For me, as a consumer, I find Yelp to be very useful.

(1) It provides a comprehensive list of new restaurants. If I want to find something new, I go to Yelp's Honolulu new business listings. I do not know anything else that comes close to that.

(2) It provides non-professional, non glamour images of the food, which is a huge help in deciding if I am going to like it.

(3) It provides color commentary allowing me to get a feel of the issues / strengths of the restaurant.

The number of stars is the least important factor on Yelp to me, not because of my concerns about gaming, but because Yelp user's tastes are different from mine - Yelp reviewers tends to penalize expensive restaurants or restaurants with smaller portions.

Yelp certainly has an interest in fighting back against fake reviews.

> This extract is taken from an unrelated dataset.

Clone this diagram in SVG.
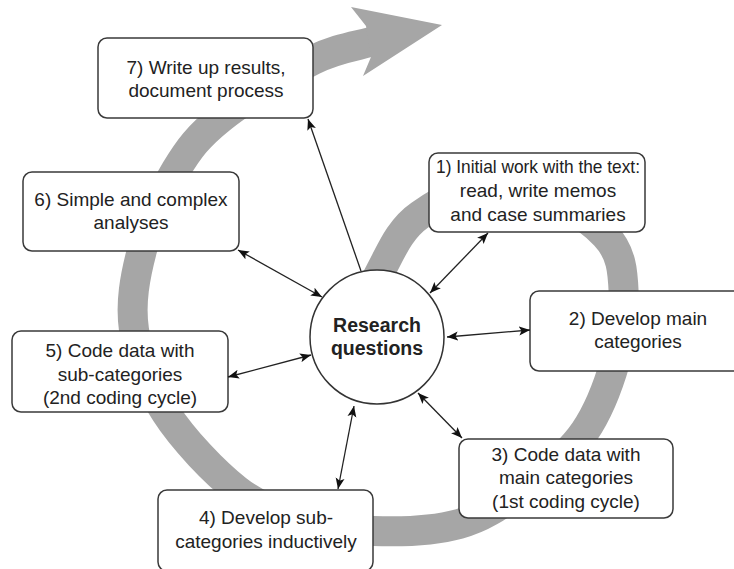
<svg xmlns="http://www.w3.org/2000/svg" width="734" height="569" viewBox="0 0 734 569">
<style>
.box{fill:#fff;stroke:#3a3a3a;stroke-width:1.5}
.t{font-family:"Liberation Sans",Arial,sans-serif;font-size:19px;fill:#222;text-anchor:middle}
.tb{font-family:"Liberation Sans",Arial,sans-serif;font-size:19.5px;font-weight:bold;fill:#222;text-anchor:middle}
.c{stroke:#222;stroke-width:1.3;fill:none}
.band{fill:none;stroke:#a6a6a6;stroke-width:30}
</style>
<defs>
<marker id="ah" markerUnits="userSpaceOnUse" markerWidth="12" markerHeight="10" refX="11" refY="4.5" orient="auto-start-reverse" viewBox="0 0 12 9">
<path d="M0,0 L11,4.5 L0,9 L2.5,4.5 z" fill="#111"/>
</marker>
</defs>
<g id="cycle-band">
<path class="band" d="M362,318 C368,302.7 370.3,289.2 380,272 C389.7,254.8 398.3,230 420,215 C441.7,200 479.2,178.7 510,182 C540.8,185.3 586,215.3 605,235 C624,254.7 622.8,277.2 624,300 C625.2,322.8 619.3,349 612,372 C604.7,395 595.3,418.2 580,438 C564.7,457.8 540.2,476.7 520,491 C499.8,505.3 483.5,517.3 459,524 C434.5,530.7 399.5,532 373,531 C346.5,530 322.7,524.8 300,518 C277.3,511.2 259.3,507.5 237,490 C214.7,472.5 183.2,439.7 166,413 C148.8,386.3 138,357.2 134,330 C130,302.8 135,276.7 142,250 C149,223.3 162.8,192 176,170 C189.2,148 198.2,136.3 221,118 C243.8,99.7 287.8,72.7 313,60 C338.2,47.3 358,46 378,40"/>
<polygon points="366,26 351,7 442,25 363,76 371,57" fill="#a6a6a6"/>
</g>
<g id="node-7">
<rect class="box" x="98" y="38" width="215" height="80" rx="9"/>
<text class="t" x="206" y="74">7) Write up results,</text>
<text class="t" x="206" y="97">document process</text>
</g>
<g id="node-1">
<rect class="box" x="429" y="153" width="216" height="79" rx="9"/>
<text class="t" x="538" y="173" textLength="204" lengthAdjust="spacingAndGlyphs">1) Initial work with the text:</text>
<text class="t" x="538" y="197">read, write memos</text>
<text class="t" x="538" y="221">and case summaries</text>
</g>
<g id="node-6">
<rect class="box" x="23" y="172" width="216" height="79" rx="9"/>
<text class="t" x="131" y="206">6) Simple and complex</text>
<text class="t" x="131" y="229">analyses</text>
</g>
<g id="node-2">
<rect class="box" x="530" y="291" width="216" height="80" rx="9"/>
<text class="t" x="638" y="325">2) Develop main</text>
<text class="t" x="638" y="348">categories</text>
</g>
<g id="node-5">
<rect class="box" x="12" y="331" width="216" height="81" rx="9"/>
<text class="t" x="120" y="357">5) Code data with</text>
<text class="t" x="120" y="381">sub-categories</text>
<text class="t" x="120" y="404">(2nd coding cycle)</text>
</g>
<g id="node-3">
<rect class="box" x="459" y="439" width="214" height="79" rx="9"/>
<text class="t" x="566" y="461">3) Code data with</text>
<text class="t" x="566" y="484">main categories</text>
<text class="t" x="566" y="508">(1st coding cycle)</text>
</g>
<g id="node-4">
<rect class="box" x="158" y="490" width="215" height="81" rx="9"/>
<text class="t" x="266" y="524">4) Develop sub-</text>
<text class="t" x="266" y="548">categories inductively</text>
</g>
<g id="node-center">
<circle cx="377" cy="337" r="67" fill="#fff" stroke="#333" stroke-width="1.5"/>
<text class="tb" x="377" y="332">Research</text>
<text class="tb" x="377" y="355">questions</text>
</g>
<g id="connectors">
<line class="c" x1="361" y1="271" x2="308" y2="119" marker-end="url(#ah)"/>
<line class="c" x1="430" y1="293" x2="488" y2="233" marker-start="url(#ah)" marker-end="url(#ah)"/>
<line class="c" x1="447" y1="337" x2="530" y2="330" marker-start="url(#ah)" marker-end="url(#ah)"/>
<line class="c" x1="418" y1="393" x2="462" y2="438" marker-start="url(#ah)" marker-end="url(#ah)"/>
<line class="c" x1="354" y1="406" x2="338" y2="489" marker-start="url(#ah)" marker-end="url(#ah)"/>
<line class="c" x1="311" y1="355" x2="228" y2="377" marker-start="url(#ah)" marker-end="url(#ah)"/>
<line class="c" x1="322" y1="297" x2="238" y2="250" marker-start="url(#ah)" marker-end="url(#ah)"/>
</g>
</svg>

In the long run, what concerns me is their conflict of interest in running advertisements. By their very nature, advertisements enable those being reviewed to subvert the process and can motivate Yelp sales people to hurt businesses refusing to advertise.

Here's one way to get positive reviews. I just got this from a car shop that I visited once for an oil change almost two years ago.

sometimes reviews are good for their comedic value... if you don't know what i mean search "three wolves shirt" on amazon and read some reviews... apart from the comedy their tends to be some really helpful information that is contributed by users...

In an interesting twist, Taiwan Fines Samsung For Astroturfing

The other interesting aspect to that is Taiwan's claim that Samsung was doing this against HTC, which is a Taiwanese company. Not to say that I trust Samsung, but no doubt the political / national connection played a role here.